Spot definitely seems less anxious and even sweet much of the time. As long as her liver results come back normal in week or so when I take her back in, I think I'm going to keep her on the doggy Prozac regardless of whatever improvements we do or don't see with her. Once the weather gets better, I'm going to try her in a semi-empty park on a week day to start out slowly.
It's hard making the right choices. Putting the health and well being of myself and animals as priority number one isn't as simple as I thought it would be. I could sustain this lifestyle for pretty much my whole life while I grow my business, and put Spot first and not really answer to anyone. But then I take the chance that I'm not yet prepared for many big medical emergencies for my animals.
But if I take a high paying job, yes, I could wave plastic and make any medical bill go away, but I would have much less time with my doggies. It's the same dilemma every parent faces. At least when I raised children, I worked at home most of that time and I could at least be unavailable to them in person. It's also actually a plus being eccentric as a computer genius, so it's not out of the question that a company could let me bring in Ty and/or Smokey into an office setting. I'm open to new avenues of thinking.
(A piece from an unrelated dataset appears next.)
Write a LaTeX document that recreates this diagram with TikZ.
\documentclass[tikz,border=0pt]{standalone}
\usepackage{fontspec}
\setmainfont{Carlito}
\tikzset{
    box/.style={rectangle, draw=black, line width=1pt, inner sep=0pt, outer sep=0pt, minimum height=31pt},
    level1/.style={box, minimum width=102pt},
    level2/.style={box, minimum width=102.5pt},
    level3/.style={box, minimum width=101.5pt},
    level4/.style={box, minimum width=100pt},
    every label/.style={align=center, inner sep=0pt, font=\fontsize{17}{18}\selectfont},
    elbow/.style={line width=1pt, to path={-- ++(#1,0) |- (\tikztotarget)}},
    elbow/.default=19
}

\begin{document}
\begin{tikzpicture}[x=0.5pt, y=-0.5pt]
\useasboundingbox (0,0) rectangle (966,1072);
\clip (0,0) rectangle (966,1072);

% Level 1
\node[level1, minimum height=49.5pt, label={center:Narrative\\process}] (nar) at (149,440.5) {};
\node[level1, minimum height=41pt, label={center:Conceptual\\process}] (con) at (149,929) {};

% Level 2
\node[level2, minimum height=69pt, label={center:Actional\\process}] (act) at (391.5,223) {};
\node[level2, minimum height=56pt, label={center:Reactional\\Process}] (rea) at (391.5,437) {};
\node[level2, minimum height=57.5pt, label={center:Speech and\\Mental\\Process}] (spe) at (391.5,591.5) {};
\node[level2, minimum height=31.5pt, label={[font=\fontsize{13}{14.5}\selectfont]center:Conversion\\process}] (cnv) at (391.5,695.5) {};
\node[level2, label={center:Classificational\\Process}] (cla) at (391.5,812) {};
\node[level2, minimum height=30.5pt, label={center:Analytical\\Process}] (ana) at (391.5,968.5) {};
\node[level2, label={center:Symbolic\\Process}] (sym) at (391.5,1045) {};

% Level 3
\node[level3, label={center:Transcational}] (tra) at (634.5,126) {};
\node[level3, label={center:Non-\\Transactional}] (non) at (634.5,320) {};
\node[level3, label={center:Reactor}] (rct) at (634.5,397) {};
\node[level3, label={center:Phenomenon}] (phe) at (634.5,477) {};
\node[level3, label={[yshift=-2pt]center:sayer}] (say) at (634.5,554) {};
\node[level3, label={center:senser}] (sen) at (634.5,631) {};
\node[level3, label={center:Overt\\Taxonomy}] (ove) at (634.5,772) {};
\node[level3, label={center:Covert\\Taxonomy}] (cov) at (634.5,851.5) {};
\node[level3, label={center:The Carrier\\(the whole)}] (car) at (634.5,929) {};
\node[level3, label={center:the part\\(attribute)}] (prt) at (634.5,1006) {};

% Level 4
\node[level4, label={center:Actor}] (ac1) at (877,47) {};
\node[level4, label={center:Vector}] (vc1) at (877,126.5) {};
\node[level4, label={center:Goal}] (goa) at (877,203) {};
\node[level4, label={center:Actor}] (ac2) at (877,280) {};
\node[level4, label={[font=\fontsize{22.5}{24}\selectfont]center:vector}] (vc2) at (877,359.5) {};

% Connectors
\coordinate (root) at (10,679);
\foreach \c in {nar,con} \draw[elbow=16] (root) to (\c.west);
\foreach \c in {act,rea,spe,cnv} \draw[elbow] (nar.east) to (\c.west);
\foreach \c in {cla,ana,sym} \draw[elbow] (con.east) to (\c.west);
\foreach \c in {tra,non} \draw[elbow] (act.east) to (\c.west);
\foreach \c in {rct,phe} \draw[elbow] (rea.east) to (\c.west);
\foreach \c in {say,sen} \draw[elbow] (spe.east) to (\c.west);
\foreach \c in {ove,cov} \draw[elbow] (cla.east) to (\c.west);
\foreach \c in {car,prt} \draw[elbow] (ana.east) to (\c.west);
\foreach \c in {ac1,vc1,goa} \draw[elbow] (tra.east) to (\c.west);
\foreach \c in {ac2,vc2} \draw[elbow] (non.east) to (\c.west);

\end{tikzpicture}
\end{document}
My mentor "The Colonel" taught me that you don't get what you deserve in life; you only get what you negotiate for. But sometimes getting everything you want gets you nothing you want, and no amount of shiny replaces the love of a good woman and/or a little dog in your lap. It's great being my age: I know the secrets of life. But right now it's like being the captain of the ship and giving orders to go this way. No, sorry, that way. No, full stop. No, reverse course. I'm the caption of a vessel who has no idea where to sail to. All my familiar landmarks are gone, and I'm in new territory. There's 1,000 ports on my GPS and they all look interesting.
When people ask me for my best career/life advice, I say "Leave your comfort zone behind you and never look back." So, I'm fine "eating my own dog food" as they say, and in some sense I've never really had a comfort zone anyway. I've never defined myself by a relationship, or job, or anything external. But back to being single, debt free, and not tied down to anything, all within about a year, is just a little disorienting I guess. I need to pick a course, and I think I'm close to deciding.
At least I've decided that if I do say "Mongo like shiny object" and take a job slinging code for the man, my dogs would have a full time personal assistant and a trainer. Eventually, I want to buy land in Oregon. But either way, my dogs are my children now, and I don't intend to be an absentee father to them.
So, that's really been on my mind: Finding the sweet spot that keeps Spot sweet.